The upside was that no one was disappointed, left unhappy, unloved and without a job. Apart from the shareholders, the taxpayers and people lower down the chain of command who were not invited to play. At Société Générale, the supervisor of Jérôme Kerviel, the “rogue trader”, has been suspended and at UBS, Mr Ospel has shed senior lieutenants, its financial and risk officers and Peter Wuffli, the chief executive who resigned in July.
It is all rather different from Wall Street, where boards lost little time in removing the captain from the bridge when his ship was holed by a sub-prime iceberg.
There is a common thread that links the continuing service of the three European bank chiefs which goes beyond timing. They have all been subject to political pressure to do the “honourable” thing. The Bank of England Governor has survived bruising criticism from the Treasury Select Committee over his handling of the Northern Rock fiasco, while Mr Ospel is widely disliked for his bumptious management style which ill suits the conservative world of Swiss banking.

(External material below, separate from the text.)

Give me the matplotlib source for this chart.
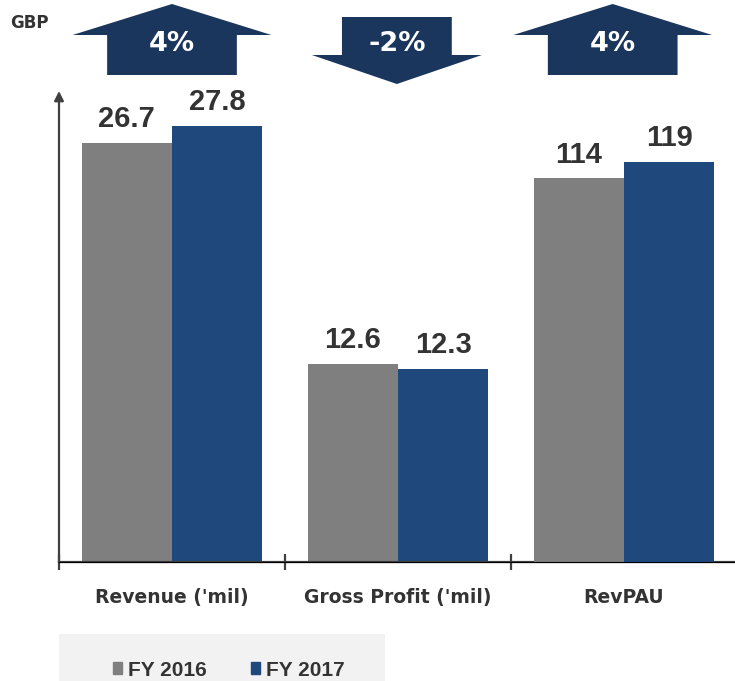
import matplotlib.pyplot as plt
from matplotlib.patches import Polygon, Rectangle
from matplotlib.transforms import blended_transform_factory
from matplotlib import font_manager

categories = ["Revenue ('mil)", "Gross Profit ('mil)", "RevPAU"]
fy2016 = [26.7, 12.6, 114]
fy2017 = [27.8, 12.3, 119]
changes = ['4%', '-2%', '4%']
series_names = ['FY 2016', 'FY 2017']

GRAY = '#7F7F7F'
BLUE = '#1F497D'
NAVY = '#1B365D'
TXT = '#333333'

names = {f.name for f in font_manager.fontManager.ttflist}
num_font = 'Liberation Sans Narrow' if 'Liberation Sans Narrow' in names else 'Liberation Sans'

W, H = 735, 681
fig = plt.figure(figsize=(W / 100, H / 100), dpi=100)
ax = fig.add_axes([59 / W, (H - 562) / H, 678 / W, 471 / H])
ax2 = ax.twinx()
ax.set_xlim(-0.5, 2.5)
ax.set_ylim(0, 30)
ax2.set_ylim(0, 140)

# first two groups share the left scale, RevPAU gets its own
for i in range(3):
    a = ax if i < 2 else ax2
    b1 = a.bar(i - 0.2, fy2016[i], width=0.4, color=GRAY)
    b2 = a.bar(i + 0.2, fy2017[i], width=0.4, color=BLUE)
    for bars, v in ((b1, fy2016[i]), (b2, fy2017[i])):
        r = bars[0]
        lbl = f'{v:g}' if v >= 100 else f'{v:.1f}'
        a.annotate(lbl, (r.get_x() + r.get_width() / 2, r.get_height()),
                   xytext=(0, 7), textcoords='offset points', ha='center', va='bottom',
                   fontsize=21, fontweight='bold', color=TXT, family=num_font)

for a in (ax, ax2):
    for s in ('top', 'right', 'left'):
        a.spines[s].set_visible(False)
ax2.set_yticks([])
ax.set_yticks([])
ax.spines['bottom'].set_color('#404040')
ax.spines['bottom'].set_linewidth(1.6)
ax.set_xticks(range(3))
ax.set_xticklabels(categories, fontsize=13.5, fontweight='bold', color=TXT)
ax.tick_params(axis='x', which='major', length=0, pad=19)
ax.set_xticks([-0.5, 0.5, 1.5], minor=True)
ax.tick_params(axis='x', which='minor', direction='inout', length=12, width=1.6, color='#404040')

# y axis drawn as an arrow
ax.annotate('', xy=(0, 1.0), xytext=(0, 0), xycoords='axes fraction',
            arrowprops=dict(arrowstyle='-|>', color='#404040', lw=1.6, mutation_scale=14,
                            shrinkA=0, shrinkB=0))

fig.text(10 / W, 1 - 23 / H, 'GBP', fontsize=12, fontweight='bold', color=TXT, va='center')

# change arrows above each group
tr = blended_transform_factory(ax.transData, fig.transFigure)
def fy(p):
    return 1 - p / H

arrow_x = [0, 0.995, 1.95]
for x, c in zip(arrow_x, changes):
    if c.startswith('-'):
        hw, sw = 0.376, 0.243
        pts = [(x - sw, fy(17)), (x + sw, fy(17)), (x + sw, fy(55)), (x + hw, fy(55)),
               (x, fy(84)), (x - hw, fy(55)), (x - sw, fy(55))]
    else:
        hw, sw = 0.44, 0.287
        pts = [(x, fy(4)), (x + hw, fy(35)), (x + sw, fy(35)), (x + sw, fy(75)),
               (x - sw, fy(75)), (x - sw, fy(35)), (x - hw, fy(35))]
    fig.patches.append(Polygon(pts, closed=True, transform=tr, facecolor=NAVY,
                               edgecolor='none', figure=fig))
    fig.text(x, fy(44), c, transform=tr, ha='center', va='center', fontsize=19.5,
             fontweight='bold', color='white')

# legend box
fig.patches.append(Rectangle((59 / W, 0), (385 - 59) / W, (H - 634) / H,
                             transform=fig.transFigure, facecolor='#F2F2F2',
                             edgecolor='none', figure=fig))
handles = [Rectangle((0, 0), 1, 1, color=GRAY), Rectangle((0, 0), 1, 1, color=BLUE)]
fig.legend(handles, series_names, loc='center left', bbox_to_anchor=(94 / W, fy(670)),
           ncol=2, frameon=False, handlelength=0.45, handleheight=0.45, handletextpad=0.3,
           columnspacing=2.1, prop=dict(size=15, weight='bold', family=num_font),
           labelcolor=TXT)

fig.savefig('out.png', dpi=100)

But it is Mr Bouton who deserves the survival medal; his resignation was demanded by none other than the President of France. That shows courage on the part of the SocGen board but Mr Bouton is by no means off the hook. The Bank of France has asked why risk controls appeared to have broken down at SocGen and an independent audit committee, of which Mr Bouton is not a member, will investigate the “mechanism of the fraud” by which Mr Kerviel created a bonfire with SocGen's balance sheet.
It may be that these three men have survived because everyone knows that the problems inherent in our banking system lie much deeper than individuals. Mr Kerviel's spectacular antics served to obscure a €2 billion (£1.49 billion) writedown on SocGen's sub-prime exposure, a loss that would have caused the French bank extreme embarrassment.
If the SocGen auditors want to understand the mechanism of Mr Kerviel's deception, they could do worse than listen to what he says in his testimony to the courts. He has already recounted instances in which his superiors must have been aware that he was breaking the rules as he traded beyond his authority, notably his reporting of a €55 million trading profit in 2007, an amount he could not have legitimately earned within his operating limits.
Mr Kerviel's blunt explanation is a parable for our times: “I was making cash, so the signals were not so worrying. As long as we won and it didn't show, nothing was said.”